Stored data |

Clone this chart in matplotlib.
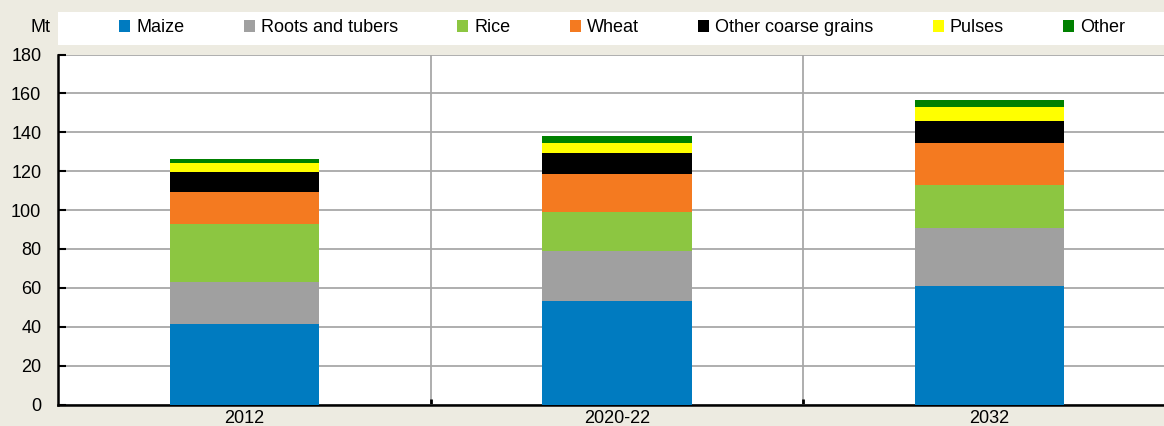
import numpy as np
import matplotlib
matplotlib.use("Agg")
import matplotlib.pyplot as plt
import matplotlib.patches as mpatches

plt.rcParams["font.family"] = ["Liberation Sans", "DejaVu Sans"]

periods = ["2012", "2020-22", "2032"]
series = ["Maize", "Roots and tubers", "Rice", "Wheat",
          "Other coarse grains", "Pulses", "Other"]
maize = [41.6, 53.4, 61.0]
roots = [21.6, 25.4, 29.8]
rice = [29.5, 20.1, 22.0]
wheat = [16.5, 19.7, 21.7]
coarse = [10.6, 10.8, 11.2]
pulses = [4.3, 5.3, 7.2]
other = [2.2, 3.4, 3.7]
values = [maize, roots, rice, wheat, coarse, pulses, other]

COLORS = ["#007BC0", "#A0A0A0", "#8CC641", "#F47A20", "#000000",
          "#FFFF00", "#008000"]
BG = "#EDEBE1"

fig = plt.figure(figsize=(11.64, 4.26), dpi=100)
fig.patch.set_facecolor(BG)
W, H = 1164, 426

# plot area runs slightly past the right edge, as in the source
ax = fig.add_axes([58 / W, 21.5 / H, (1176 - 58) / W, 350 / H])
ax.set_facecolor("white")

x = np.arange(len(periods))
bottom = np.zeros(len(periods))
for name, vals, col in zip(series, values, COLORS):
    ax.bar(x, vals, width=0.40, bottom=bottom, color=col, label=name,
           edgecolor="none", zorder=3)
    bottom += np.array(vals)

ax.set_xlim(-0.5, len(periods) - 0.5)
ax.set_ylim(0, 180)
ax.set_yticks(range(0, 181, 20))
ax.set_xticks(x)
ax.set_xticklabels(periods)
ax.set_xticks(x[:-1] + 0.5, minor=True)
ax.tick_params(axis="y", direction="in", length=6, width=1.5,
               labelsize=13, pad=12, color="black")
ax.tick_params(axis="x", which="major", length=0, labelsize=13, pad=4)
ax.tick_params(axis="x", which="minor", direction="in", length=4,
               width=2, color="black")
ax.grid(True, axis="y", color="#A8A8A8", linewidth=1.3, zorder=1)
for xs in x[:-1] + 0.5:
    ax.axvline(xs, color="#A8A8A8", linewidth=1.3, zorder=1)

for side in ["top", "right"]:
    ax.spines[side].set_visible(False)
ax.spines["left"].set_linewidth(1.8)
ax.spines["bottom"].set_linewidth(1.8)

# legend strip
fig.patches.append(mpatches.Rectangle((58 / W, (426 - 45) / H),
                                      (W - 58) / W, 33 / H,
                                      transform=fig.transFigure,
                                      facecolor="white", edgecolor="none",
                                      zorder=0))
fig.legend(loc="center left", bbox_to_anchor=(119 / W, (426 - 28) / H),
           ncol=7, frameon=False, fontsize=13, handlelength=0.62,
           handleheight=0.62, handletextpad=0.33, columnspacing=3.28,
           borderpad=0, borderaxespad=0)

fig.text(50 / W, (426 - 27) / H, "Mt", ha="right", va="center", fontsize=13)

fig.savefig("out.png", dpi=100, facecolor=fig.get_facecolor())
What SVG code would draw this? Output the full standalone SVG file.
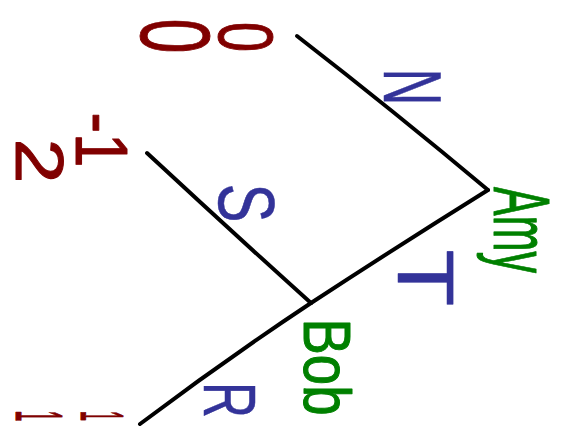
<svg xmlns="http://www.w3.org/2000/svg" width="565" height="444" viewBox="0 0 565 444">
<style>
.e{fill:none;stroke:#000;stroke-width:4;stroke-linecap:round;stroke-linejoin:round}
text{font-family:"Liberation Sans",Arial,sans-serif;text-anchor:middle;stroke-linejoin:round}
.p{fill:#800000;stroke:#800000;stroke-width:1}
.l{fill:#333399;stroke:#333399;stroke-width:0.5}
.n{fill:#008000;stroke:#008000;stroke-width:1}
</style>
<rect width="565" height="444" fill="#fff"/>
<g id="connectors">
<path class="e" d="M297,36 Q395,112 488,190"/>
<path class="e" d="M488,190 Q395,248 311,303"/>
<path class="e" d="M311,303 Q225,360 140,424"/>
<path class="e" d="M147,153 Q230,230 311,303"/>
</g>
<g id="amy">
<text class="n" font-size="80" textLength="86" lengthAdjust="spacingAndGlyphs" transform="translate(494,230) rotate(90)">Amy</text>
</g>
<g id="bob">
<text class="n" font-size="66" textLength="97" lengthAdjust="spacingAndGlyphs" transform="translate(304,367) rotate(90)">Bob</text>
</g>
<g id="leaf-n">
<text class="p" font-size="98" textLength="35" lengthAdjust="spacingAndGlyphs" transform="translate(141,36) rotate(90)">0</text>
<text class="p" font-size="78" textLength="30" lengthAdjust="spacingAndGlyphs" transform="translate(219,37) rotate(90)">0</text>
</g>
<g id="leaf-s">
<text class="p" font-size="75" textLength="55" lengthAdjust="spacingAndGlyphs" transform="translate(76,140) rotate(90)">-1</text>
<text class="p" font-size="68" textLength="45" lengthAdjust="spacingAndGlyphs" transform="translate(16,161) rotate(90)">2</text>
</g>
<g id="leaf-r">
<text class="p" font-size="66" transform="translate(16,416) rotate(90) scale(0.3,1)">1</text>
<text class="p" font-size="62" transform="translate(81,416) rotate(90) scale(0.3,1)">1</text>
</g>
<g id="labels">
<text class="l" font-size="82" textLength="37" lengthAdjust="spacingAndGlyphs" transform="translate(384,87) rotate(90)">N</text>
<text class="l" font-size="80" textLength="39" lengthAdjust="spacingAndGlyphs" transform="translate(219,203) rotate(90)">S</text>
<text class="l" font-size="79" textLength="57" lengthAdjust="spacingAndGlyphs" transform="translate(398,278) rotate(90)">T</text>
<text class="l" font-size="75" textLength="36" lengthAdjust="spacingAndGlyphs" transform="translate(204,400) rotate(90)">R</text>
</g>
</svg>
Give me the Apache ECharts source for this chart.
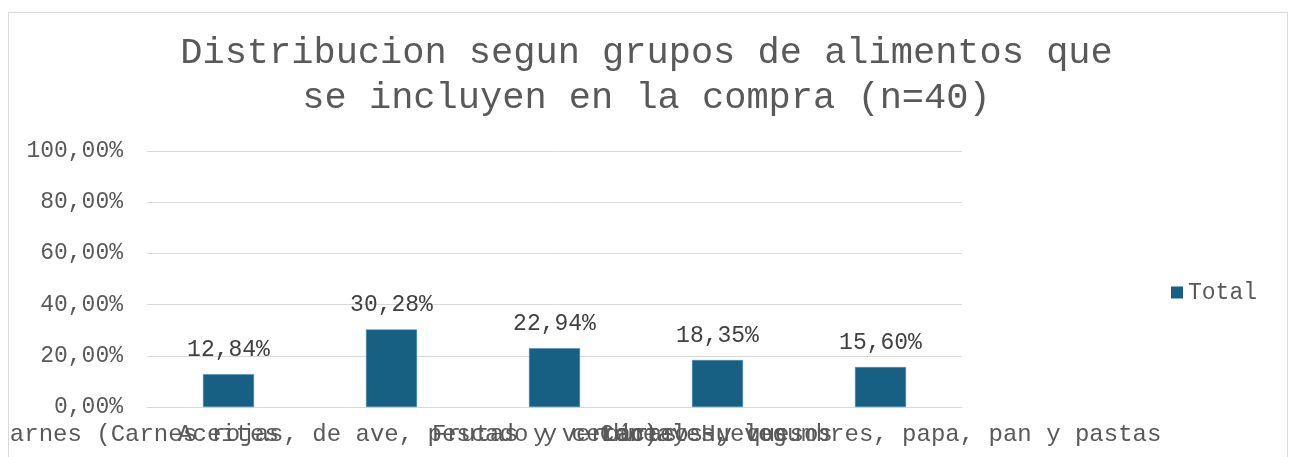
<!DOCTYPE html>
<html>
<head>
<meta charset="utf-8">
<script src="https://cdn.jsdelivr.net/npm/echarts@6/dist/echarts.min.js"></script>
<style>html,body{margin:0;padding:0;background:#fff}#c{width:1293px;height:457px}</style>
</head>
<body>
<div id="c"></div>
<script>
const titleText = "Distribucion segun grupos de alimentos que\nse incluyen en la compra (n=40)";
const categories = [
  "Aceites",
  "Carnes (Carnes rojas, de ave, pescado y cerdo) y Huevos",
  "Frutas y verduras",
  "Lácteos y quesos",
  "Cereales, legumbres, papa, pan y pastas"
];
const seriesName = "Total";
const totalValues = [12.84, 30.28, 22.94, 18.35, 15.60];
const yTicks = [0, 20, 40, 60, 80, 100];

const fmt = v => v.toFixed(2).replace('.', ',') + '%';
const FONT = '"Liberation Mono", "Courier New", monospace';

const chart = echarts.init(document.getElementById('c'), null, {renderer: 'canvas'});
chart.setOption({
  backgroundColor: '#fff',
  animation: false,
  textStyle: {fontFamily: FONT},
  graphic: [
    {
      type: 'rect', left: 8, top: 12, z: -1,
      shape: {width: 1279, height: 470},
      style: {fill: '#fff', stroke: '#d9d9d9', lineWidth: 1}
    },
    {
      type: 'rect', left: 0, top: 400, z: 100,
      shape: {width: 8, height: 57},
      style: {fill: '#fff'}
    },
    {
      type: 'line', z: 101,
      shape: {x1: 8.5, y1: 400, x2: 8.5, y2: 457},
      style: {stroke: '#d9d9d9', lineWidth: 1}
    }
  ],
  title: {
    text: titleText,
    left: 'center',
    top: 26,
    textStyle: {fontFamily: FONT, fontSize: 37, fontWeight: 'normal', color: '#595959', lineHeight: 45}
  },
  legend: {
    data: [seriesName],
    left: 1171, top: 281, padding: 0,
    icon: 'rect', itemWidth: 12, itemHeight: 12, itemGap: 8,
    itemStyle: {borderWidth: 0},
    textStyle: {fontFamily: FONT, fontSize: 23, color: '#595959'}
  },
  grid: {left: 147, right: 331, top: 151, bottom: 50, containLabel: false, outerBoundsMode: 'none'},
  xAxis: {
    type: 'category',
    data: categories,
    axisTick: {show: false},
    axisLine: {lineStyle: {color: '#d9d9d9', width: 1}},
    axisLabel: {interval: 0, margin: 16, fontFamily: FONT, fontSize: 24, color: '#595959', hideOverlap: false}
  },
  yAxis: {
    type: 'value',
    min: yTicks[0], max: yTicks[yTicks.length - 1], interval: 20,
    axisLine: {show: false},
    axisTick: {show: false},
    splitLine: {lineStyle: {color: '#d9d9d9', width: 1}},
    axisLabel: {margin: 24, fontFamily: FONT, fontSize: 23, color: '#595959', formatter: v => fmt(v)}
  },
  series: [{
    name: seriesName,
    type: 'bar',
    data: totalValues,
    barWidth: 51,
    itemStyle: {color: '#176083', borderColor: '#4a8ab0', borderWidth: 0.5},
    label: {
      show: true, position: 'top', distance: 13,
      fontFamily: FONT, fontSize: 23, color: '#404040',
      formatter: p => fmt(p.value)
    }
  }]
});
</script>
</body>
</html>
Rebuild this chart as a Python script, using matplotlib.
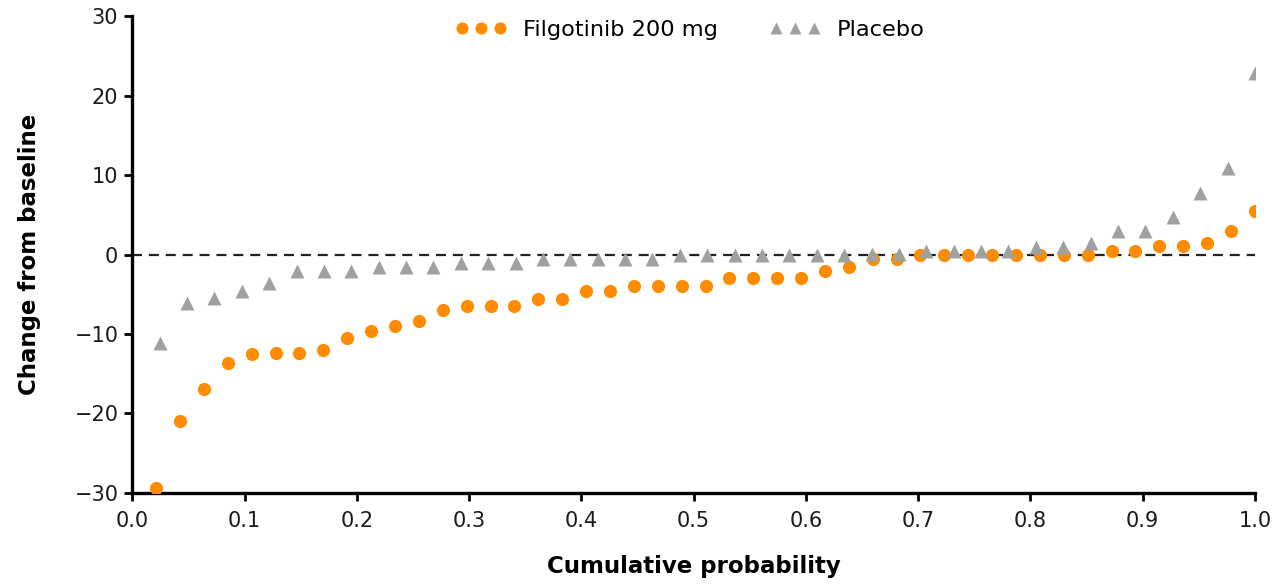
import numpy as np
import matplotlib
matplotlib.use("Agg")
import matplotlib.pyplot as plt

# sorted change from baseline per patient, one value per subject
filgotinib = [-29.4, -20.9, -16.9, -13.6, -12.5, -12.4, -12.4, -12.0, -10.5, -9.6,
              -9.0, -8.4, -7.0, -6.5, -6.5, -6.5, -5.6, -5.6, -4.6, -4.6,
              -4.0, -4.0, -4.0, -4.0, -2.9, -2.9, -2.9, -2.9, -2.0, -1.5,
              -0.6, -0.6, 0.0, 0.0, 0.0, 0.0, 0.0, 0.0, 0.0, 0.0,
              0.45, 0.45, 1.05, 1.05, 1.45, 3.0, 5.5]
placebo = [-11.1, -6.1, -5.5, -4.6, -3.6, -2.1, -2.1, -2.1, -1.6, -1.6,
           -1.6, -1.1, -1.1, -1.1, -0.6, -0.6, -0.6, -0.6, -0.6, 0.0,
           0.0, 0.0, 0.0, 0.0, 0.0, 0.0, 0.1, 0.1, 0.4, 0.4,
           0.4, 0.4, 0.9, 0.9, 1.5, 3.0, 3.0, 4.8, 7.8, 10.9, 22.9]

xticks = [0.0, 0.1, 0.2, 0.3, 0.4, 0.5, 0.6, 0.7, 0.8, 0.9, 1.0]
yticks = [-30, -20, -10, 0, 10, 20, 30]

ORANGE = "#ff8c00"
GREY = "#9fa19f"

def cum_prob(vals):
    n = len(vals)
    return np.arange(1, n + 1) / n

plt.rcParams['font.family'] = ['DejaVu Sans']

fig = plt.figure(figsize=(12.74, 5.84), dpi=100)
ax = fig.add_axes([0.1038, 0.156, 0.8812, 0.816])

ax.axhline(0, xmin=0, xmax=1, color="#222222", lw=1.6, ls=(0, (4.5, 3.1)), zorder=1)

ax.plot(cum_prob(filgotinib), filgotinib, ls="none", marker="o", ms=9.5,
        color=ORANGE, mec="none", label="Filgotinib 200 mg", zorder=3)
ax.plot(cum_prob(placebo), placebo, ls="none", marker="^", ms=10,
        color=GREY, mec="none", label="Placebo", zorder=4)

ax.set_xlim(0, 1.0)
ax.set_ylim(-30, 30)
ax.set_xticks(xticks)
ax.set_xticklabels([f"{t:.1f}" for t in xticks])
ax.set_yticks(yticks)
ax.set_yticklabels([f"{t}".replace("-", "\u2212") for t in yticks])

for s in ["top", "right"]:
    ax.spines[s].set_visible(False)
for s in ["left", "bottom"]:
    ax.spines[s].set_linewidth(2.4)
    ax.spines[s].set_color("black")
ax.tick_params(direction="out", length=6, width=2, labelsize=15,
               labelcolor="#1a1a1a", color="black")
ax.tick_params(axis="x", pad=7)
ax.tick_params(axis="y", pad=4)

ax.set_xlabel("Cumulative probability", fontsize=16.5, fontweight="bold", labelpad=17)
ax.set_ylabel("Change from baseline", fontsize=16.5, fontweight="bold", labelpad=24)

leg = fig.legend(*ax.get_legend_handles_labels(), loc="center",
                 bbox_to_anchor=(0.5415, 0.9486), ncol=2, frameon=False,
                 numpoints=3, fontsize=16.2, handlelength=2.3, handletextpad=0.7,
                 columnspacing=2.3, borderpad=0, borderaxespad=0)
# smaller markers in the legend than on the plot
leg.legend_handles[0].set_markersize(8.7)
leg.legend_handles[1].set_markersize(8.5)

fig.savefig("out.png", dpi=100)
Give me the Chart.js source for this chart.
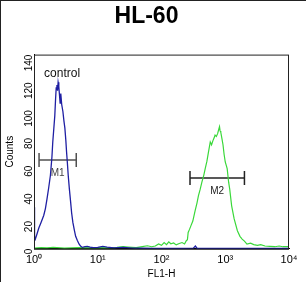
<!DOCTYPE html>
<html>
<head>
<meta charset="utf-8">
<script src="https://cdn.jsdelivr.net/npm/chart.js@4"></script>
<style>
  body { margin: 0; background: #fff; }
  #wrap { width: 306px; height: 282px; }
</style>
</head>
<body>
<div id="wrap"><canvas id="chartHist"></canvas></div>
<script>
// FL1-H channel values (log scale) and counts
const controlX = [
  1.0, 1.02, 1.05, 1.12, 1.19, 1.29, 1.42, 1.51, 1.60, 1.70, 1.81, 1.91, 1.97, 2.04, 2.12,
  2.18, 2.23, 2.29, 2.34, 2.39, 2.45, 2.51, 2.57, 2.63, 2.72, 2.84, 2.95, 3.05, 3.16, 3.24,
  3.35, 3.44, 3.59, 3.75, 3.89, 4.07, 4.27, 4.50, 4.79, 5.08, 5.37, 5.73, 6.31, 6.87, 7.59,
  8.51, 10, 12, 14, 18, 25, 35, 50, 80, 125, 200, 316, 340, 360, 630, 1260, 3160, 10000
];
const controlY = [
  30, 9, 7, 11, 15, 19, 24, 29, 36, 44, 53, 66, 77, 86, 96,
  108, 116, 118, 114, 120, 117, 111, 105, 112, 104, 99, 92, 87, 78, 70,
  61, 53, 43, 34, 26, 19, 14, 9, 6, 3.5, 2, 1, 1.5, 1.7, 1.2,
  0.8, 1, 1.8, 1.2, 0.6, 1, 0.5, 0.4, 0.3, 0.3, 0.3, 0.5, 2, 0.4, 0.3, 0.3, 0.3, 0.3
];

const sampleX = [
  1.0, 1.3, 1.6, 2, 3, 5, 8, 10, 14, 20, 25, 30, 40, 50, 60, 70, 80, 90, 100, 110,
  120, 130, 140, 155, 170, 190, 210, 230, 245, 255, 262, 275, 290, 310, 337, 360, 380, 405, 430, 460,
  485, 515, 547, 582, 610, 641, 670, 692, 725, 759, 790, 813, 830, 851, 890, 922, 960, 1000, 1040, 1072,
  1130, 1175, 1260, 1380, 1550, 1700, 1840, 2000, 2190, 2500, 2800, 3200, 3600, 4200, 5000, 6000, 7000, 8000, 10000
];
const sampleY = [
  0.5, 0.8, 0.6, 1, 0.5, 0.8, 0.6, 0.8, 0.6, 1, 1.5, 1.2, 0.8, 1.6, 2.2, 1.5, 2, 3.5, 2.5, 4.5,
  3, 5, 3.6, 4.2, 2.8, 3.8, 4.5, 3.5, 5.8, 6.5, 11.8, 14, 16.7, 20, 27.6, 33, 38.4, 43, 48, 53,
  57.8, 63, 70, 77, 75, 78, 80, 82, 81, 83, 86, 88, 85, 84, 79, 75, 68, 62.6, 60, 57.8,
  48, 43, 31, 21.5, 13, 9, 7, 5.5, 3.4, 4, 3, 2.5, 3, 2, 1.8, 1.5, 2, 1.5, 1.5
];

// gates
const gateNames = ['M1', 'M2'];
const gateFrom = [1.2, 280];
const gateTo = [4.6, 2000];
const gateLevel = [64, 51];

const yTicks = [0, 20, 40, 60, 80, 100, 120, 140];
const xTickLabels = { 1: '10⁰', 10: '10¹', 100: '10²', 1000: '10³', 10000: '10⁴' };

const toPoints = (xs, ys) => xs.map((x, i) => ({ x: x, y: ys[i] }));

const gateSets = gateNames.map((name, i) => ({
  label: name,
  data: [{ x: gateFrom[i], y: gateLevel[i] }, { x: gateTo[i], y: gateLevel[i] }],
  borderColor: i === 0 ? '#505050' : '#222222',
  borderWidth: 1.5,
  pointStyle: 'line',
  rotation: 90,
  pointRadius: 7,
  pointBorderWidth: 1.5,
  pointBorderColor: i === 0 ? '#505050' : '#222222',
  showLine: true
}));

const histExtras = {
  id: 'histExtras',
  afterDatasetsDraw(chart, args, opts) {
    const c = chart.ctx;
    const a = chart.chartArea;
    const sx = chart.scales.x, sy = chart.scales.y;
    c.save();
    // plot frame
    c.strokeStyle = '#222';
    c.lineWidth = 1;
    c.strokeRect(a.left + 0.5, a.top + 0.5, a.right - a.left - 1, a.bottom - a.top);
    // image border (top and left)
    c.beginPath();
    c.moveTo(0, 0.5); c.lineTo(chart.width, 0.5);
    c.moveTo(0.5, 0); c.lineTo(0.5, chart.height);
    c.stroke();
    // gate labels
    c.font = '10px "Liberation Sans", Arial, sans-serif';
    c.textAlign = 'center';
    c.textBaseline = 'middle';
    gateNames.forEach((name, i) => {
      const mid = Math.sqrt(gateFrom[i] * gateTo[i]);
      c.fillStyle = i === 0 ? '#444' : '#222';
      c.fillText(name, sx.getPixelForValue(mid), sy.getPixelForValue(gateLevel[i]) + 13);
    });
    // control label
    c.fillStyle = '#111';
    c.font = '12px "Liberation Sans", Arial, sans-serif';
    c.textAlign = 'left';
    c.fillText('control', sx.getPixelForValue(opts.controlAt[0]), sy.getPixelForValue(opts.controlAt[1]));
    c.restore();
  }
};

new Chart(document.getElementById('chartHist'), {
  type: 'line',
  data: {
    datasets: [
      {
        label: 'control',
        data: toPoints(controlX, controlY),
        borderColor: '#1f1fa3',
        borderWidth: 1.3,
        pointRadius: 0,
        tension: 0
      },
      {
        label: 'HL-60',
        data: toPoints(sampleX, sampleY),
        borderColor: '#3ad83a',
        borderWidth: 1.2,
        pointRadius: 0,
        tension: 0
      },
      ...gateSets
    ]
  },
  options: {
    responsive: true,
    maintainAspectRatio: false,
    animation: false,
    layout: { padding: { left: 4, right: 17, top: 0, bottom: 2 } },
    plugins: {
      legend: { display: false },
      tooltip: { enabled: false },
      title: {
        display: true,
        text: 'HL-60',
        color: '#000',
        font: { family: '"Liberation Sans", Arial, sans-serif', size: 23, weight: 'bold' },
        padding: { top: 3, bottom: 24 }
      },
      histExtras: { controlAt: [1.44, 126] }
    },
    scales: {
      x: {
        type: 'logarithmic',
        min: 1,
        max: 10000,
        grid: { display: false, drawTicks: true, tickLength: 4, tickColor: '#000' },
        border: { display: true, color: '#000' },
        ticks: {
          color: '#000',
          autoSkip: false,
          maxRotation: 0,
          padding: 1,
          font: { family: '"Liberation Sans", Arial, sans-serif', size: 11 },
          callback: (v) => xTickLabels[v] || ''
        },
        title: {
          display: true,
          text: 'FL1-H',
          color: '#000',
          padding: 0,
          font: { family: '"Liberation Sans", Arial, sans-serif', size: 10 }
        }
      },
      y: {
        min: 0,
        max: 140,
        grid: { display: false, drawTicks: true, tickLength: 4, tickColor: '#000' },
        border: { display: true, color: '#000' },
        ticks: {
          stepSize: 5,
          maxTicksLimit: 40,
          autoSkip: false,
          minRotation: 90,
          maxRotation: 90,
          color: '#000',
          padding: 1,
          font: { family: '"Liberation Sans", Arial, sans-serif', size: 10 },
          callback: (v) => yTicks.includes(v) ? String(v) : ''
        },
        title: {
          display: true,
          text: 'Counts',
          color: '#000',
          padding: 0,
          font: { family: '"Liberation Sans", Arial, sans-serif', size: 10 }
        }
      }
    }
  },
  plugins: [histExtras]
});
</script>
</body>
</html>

The task |
Return all lines with the word "script" in them.

Response to this exercise |
<script src="https://cdn.jsdelivr.net/npm/echarts@6/dist/echarts.min.js"></script>
<script>
</script>
Rebuild this chart as a Python script, using matplotlib.
<script src="https://cdn.jsdelivr.net/npm/chart.js@4"></script>
<script>
</script>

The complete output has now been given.